Supplied material:

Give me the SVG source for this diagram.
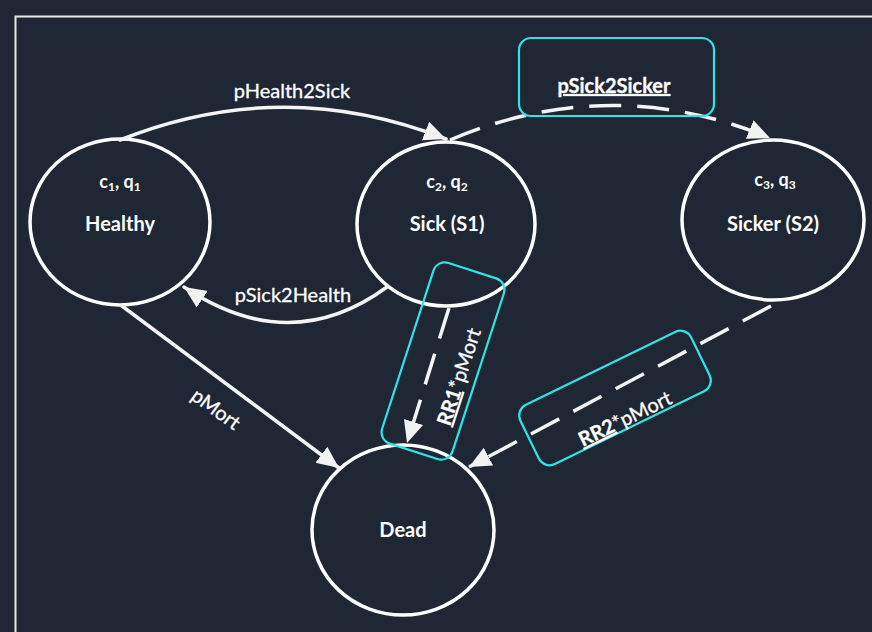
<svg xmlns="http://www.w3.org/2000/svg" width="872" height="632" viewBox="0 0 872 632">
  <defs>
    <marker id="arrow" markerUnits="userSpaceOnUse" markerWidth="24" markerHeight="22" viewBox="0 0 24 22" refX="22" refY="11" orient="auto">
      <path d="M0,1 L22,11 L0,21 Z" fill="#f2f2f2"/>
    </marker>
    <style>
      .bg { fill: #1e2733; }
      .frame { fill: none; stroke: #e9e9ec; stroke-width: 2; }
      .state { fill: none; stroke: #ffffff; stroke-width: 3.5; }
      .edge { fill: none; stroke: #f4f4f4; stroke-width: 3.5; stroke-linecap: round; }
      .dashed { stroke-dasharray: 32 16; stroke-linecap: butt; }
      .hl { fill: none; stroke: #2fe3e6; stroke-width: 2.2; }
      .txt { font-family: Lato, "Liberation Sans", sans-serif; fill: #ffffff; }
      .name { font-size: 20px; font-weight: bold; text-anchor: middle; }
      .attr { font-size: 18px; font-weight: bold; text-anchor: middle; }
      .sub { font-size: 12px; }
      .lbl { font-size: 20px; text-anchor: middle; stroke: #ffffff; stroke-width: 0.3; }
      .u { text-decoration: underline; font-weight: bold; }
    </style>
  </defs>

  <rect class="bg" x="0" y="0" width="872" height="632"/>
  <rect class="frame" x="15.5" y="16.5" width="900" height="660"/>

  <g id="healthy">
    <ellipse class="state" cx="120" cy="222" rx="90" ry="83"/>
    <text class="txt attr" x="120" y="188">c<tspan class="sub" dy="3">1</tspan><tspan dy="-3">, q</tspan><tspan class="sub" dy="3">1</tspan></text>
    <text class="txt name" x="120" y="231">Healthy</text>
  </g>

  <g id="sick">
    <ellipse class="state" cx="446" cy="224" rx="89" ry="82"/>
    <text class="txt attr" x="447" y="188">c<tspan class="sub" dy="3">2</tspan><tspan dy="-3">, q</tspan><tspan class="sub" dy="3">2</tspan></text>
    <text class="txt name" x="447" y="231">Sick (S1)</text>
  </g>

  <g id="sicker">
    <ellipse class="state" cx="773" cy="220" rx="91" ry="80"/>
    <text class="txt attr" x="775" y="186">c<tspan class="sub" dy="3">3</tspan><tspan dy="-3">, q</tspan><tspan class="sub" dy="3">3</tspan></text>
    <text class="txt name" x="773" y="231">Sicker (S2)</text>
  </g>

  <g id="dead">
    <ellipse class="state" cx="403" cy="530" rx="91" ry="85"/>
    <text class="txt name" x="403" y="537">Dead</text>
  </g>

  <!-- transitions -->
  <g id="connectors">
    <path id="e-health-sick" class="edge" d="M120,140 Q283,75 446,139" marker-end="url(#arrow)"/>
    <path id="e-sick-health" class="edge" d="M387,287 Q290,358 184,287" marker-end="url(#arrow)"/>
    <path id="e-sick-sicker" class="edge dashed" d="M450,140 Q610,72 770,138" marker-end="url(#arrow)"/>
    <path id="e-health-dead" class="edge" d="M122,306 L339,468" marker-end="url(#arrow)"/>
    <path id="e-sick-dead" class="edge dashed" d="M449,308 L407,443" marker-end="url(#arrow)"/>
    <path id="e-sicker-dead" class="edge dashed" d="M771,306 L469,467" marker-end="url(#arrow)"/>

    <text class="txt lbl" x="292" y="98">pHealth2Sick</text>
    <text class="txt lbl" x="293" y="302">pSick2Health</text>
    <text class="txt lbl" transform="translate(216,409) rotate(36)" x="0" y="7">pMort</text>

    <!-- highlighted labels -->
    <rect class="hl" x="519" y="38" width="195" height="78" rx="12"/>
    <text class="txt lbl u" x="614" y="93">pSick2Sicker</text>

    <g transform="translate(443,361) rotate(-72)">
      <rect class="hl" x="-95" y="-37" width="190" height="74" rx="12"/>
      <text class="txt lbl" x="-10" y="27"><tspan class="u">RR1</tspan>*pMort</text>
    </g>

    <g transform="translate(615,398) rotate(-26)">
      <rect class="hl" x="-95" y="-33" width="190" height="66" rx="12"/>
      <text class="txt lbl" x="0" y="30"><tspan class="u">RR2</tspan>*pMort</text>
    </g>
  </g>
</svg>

To do: Copy the whole listing above word for word but do not carry over the pictures.

Written answer:
Give me the SVG source for this diagram.
<svg xmlns="http://www.w3.org/2000/svg" width="872" height="632" viewBox="0 0 872 632">
  <defs>
    <marker id="arrow" markerUnits="userSpaceOnUse" markerWidth="24" markerHeight="22" viewBox="0 0 24 22" refX="22" refY="11" orient="auto">
      <path d="M0,1 L22,11 L0,21 Z" fill="#f2f2f2"/>
    </marker>
    <style>
      .bg { fill: #1e2733; }
      .frame { fill: none; stroke: #e9e9ec; stroke-width: 2; }
      .state { fill: none; stroke: #ffffff; stroke-width: 3.5; }
      .edge { fill: none; stroke: #f4f4f4; stroke-width: 3.5; stroke-linecap: round; }
      .dashed { stroke-dasharray: 32 16; stroke-linecap: butt; }
      .hl { fill: none; stroke: #2fe3e6; stroke-width: 2.2; }
      .txt { font-family: Lato, "Liberation Sans", sans-serif; fill: #ffffff; }
      .name { font-size: 20px; font-weight: bold; text-anchor: middle; }
      .attr { font-size: 18px; font-weight: bold; text-anchor: middle; }
      .sub { font-size: 12px; }
      .lbl { font-size: 20px; text-anchor: middle; stroke: #ffffff; stroke-width: 0.3; }
      .u { text-decoration: underline; font-weight: bold; }
    </style>
  </defs>

  <rect class="bg" x="0" y="0" width="872" height="632"/>
  <rect class="frame" x="15.5" y="16.5" width="900" height="660"/>

  <g id="healthy">
    <ellipse class="state" cx="120" cy="222" rx="90" ry="83"/>
    <text class="txt attr" x="120" y="188">c<tspan class="sub" dy="3">1</tspan><tspan dy="-3">, q</tspan><tspan class="sub" dy="3">1</tspan></text>
    <text class="txt name" x="120" y="231">Healthy</text>
  </g>

  <g id="sick">
    <ellipse class="state" cx="446" cy="224" rx="89" ry="82"/>
    <text class="txt attr" x="447" y="188">c<tspan class="sub" dy="3">2</tspan><tspan dy="-3">, q</tspan><tspan class="sub" dy="3">2</tspan></text>
    <text class="txt name" x="447" y="231">Sick (S1)</text>
  </g>

  <g id="sicker">
    <ellipse class="state" cx="773" cy="220" rx="91" ry="80"/>
    <text class="txt attr" x="775" y="186">c<tspan class="sub" dy="3">3</tspan><tspan dy="-3">, q</tspan><tspan class="sub" dy="3">3</tspan></text>
    <text class="txt name" x="773" y="231">Sicker (S2)</text>
  </g>

  <g id="dead">
    <ellipse class="state" cx="403" cy="530" rx="91" ry="85"/>
    <text class="txt name" x="403" y="537">Dead</text>
  </g>

  <!-- transitions -->
  <g id="connectors">
    <path id="e-health-sick" class="edge" d="M120,140 Q283,75 446,139" marker-end="url(#arrow)"/>
    <path id="e-sick-health" class="edge" d="M387,287 Q290,358 184,287" marker-end="url(#arrow)"/>
    <path id="e-sick-sicker" class="edge dashed" d="M450,140 Q610,72 770,138" marker-end="url(#arrow)"/>
    <path id="e-health-dead" class="edge" d="M122,306 L339,468" marker-end="url(#arrow)"/>
    <path id="e-sick-dead" class="edge dashed" d="M449,308 L407,443" marker-end="url(#arrow)"/>
    <path id="e-sicker-dead" class="edge dashed" d="M771,306 L469,467" marker-end="url(#arrow)"/>

    <text class="txt lbl" x="292" y="98">pHealth2Sick</text>
    <text class="txt lbl" x="293" y="302">pSick2Health</text>
    <text class="txt lbl" transform="translate(216,409) rotate(36)" x="0" y="7">pMort</text>

    <!-- highlighted labels -->
    <rect class="hl" x="519" y="38" width="195" height="78" rx="12"/>
    <text class="txt lbl u" x="614" y="93">pSick2Sicker</text>

    <g transform="translate(443,361) rotate(-72)">
      <rect class="hl" x="-95" y="-37" width="190" height="74" rx="12"/>
      <text class="txt lbl" x="-10" y="27"><tspan class="u">RR1</tspan>*pMort</text>
    </g>

    <g transform="translate(615,398) rotate(-26)">
      <rect class="hl" x="-95" y="-33" width="190" height="66" rx="12"/>
      <text class="txt lbl" x="0" y="30"><tspan class="u">RR2</tspan>*pMort</text>
    </g>
  </g>
</svg>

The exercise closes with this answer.